A côté du supermarché, il y a un marchand de vins. Je vais évidemment jeter un oeil, et le vendeur me voyant intéressée m'invite à une dégustation. Puncque qui a bu son premier verre de vin il y a quelques semaines participe. Le vendeur, très BCBG et fier de ses grands crus, part dans des descriptions grandiloquentes et sans fin des arômes dégagés par ses breuvages. Puncque pour conclure lui demandera s'il «fabrique» ses vins lui-même... Morte de rire mais ne voulant pas l'embarrasser, je laisse répondre le marchand interloqué. Dans les villages au Malawi, on produit son alcool soi-même...
Retour chez Manson avec mes paquets de courses, et là, stupéfaction; il doit y avoir 6 ou 7 personnes chez lui déjà en train de cuisiner poulet et nsima. Ce sera comme ça tous les soirs qui suivront; les immigrés du Malawi se serrent les coudes, cuisinent et mangent entre eux... Ils disent « You should better trust your malawian ennemy rather than you south african friend ». Il y a une solidarité très forte entre eux qui me rappelle la communauté polonaise de Bruxelles.

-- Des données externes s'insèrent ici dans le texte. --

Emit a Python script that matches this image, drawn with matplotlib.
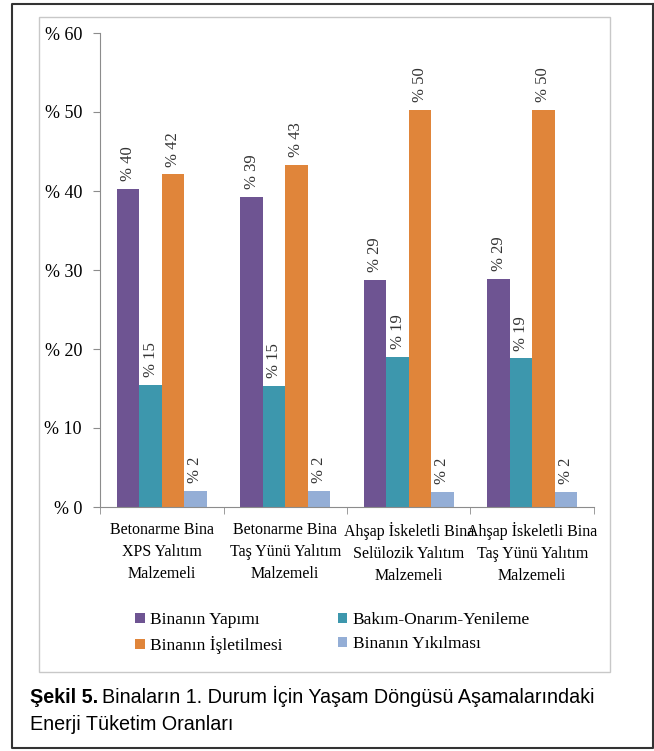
import matplotlib.pyplot as plt
import numpy as np
from matplotlib.lines import Line2D
from matplotlib.patches import Rectangle

categories = [
    "Betonarme Bina\nXPS Yalıtım\nMalzemeli",
    "Betonarme Bina\nTaş Yünü Yalıtım\nMalzemeli",
    "Ahşap İskeletli Bina\nSelülozik Yalıtım\nMalzemeli",
    "Ahşap İskeletli Bina\nTaş Yünü Yalıtım\nMalzemeli",
]
series_names = ["Binanın Yapımı", "Bakım-Onarım-Yenileme",
                "Binanın İşletilmesi", "Binanın Yıkılması"]
yapim = [40.3, 39.2, 28.7, 28.9]
bakim = [15.4, 15.3, 19.0, 18.8]
isletme = [42.1, 43.3, 50.3, 50.3]
yikim = [2.0, 2.0, 1.9, 1.9]
yticks = [0, 10, 20, 30, 40, 50, 60]

colors = ["#6e5492", "#3d97ad", "#e0853a", "#94aed6"]
serif = "Liberation Serif"
W, H = 654, 751

fig = plt.figure(figsize=(W / 100, H / 100), dpi=100)
ax = fig.add_axes([100 / W, 1 - 507 / H, 494 / W, (507 - 33) / H])

x = np.arange(len(categories))
w = 0.182
for i, vals in enumerate([yapim, bakim, isletme, yikim]):
    pos = x + (i - 1.5) * w
    ax.bar(pos, vals, w, color=colors[i], label=series_names[i])
    for p, v in zip(pos, vals):
        ax.text(p, v + 1.0, f"% {round(v):d}", rotation=90, ha="center", va="bottom",
                fontsize=12, family=serif, color="#333333")

ax.set_xlim(-0.5, len(categories) - 0.5)
ax.set_ylim(0, 60)
ax.set_yticks(yticks)
ax.set_yticklabels([f"% {t}" for t in yticks], family=serif, fontsize=13)
ax.set_xticks(x)
ax.set_xticklabels(categories, family=serif, fontsize=11.5, linespacing=1.5)
ax.set_xticks(np.arange(len(categories) + 1) - 0.5, minor=True)
ax.tick_params(axis="x", which="major", length=0, pad=11)
ax.tick_params(axis="x", which="minor", length=5, color="#8c8c8c")
ax.tick_params(axis="y", length=5, color="#8c8c8c", pad=8)
for s in ["top", "right"]:
    ax.spines[s].set_visible(False)
for s in ["left", "bottom"]:
    ax.spines[s].set_color("#8c8c8c")

handles, labels = ax.get_legend_handles_labels()
order = [0, 2, 1, 3]
fig.legend([handles[k] for k in order], [labels[k] for k in order], loc="center left",
           bbox_to_anchor=(135 / W, 1 - 633 / H), ncol=2, frameon=False,
           prop={"family": serif, "size": 12.5}, handlelength=0.55, handleheight=0.55,
           handletextpad=0.3, columnspacing=3.2, labelspacing=0.45,
           borderpad=0, borderaxespad=0)

# inner chart frame
fig.patches.append(Rectangle((39 / W, 1 - 672 / H), (610 - 39) / W, (672 - 17) / H,
                             transform=fig.transFigure, fill=False, edgecolor="#c8c8c8", lw=1))
# outer frame
ox0, ox1, oy0, oy1 = 12 / W, 653 / W, 1 - 748 / H, 1 - 4 / H
fig.lines.append(Line2D([ox1, ox0, ox0, ox1, ox1], [oy1, oy1, oy0, oy0, oy1],
                        transform=fig.transFigure, color="#333333", lw=1.5))

# caption
cap_font = "Liberation Sans"
t1 = fig.text(30 / W, 1 - 703 / H, "Şekil 5.", fontsize=14.2, weight="bold",
              family=cap_font, va="baseline")
fig.canvas.draw()
bb = t1.get_window_extent()
fig.text(bb.x1 / fig.bbox.width + 0.006, 1 - 703 / H,
         "Binaların 1. Durum İçin Yaşam Döngüsü Aşamalarındaki",
         fontsize=14.2, family=cap_font, va="baseline")
fig.text(30 / W, 1 - 730 / H, "Enerji Tüketim Oranları", fontsize=14.2,
         family=cap_font, va="baseline")

fig.savefig("out.png", dpi=100)
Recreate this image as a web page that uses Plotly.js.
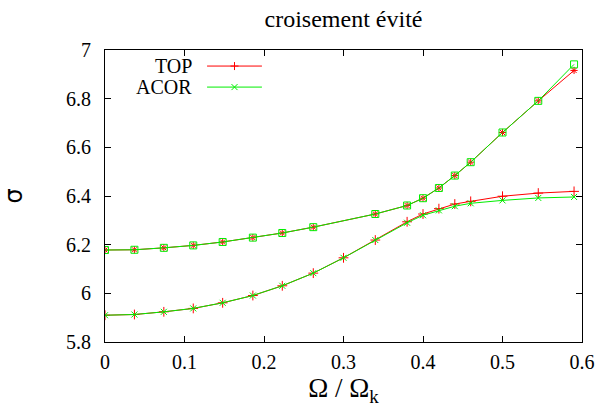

Puncque retrouve beaucoup de ses amis d'enfance de Nkhata Bay; Edwin, Bright, Christopher, etc., et leur réalité contraste beaucoup avec le fantasme que se font les Malawiens de l'Afrique du Sud. Ils vivent tous dans des conditions précaires dans le but d'épargner quelques dollars à envoyer à leur famille, leur salaires plafonnent à 300 euros par mois, et leurs métiers ne sont pas toujours les plus faciles; ouvriers de chantier sous la canicule, femmes de ménage ou serveuses aux horaires impossibles, marchands de souvenir sur la plage pour touristes dédaigneux...
Puncque m'explique à quel point il est déçu, et je peux sentir son désespoir, son rêve d'une vie meilleure qui s'effrite au fur et à mesure des témoignages de ses amis. De temps à autres, il se ressaisit, rallume la flamme en se disant que contrairement aux autres, il possède un diplôme, ne serait-ce que de mécanique... Je préfère me taire parce que je n'ai malheureusement pas grand-chose de positif à lui dire pour le rassurer... Ce qui lui mettra du baume au coeur, c'est qu'on partira d'Afrique du Sud avec une liste de personnes prêtes à l'accueillir et l'aider quand il reviendra.
Pour retourner sur Durban, plus de billets d'avion bon marché, on se coltine les 30 h de bus.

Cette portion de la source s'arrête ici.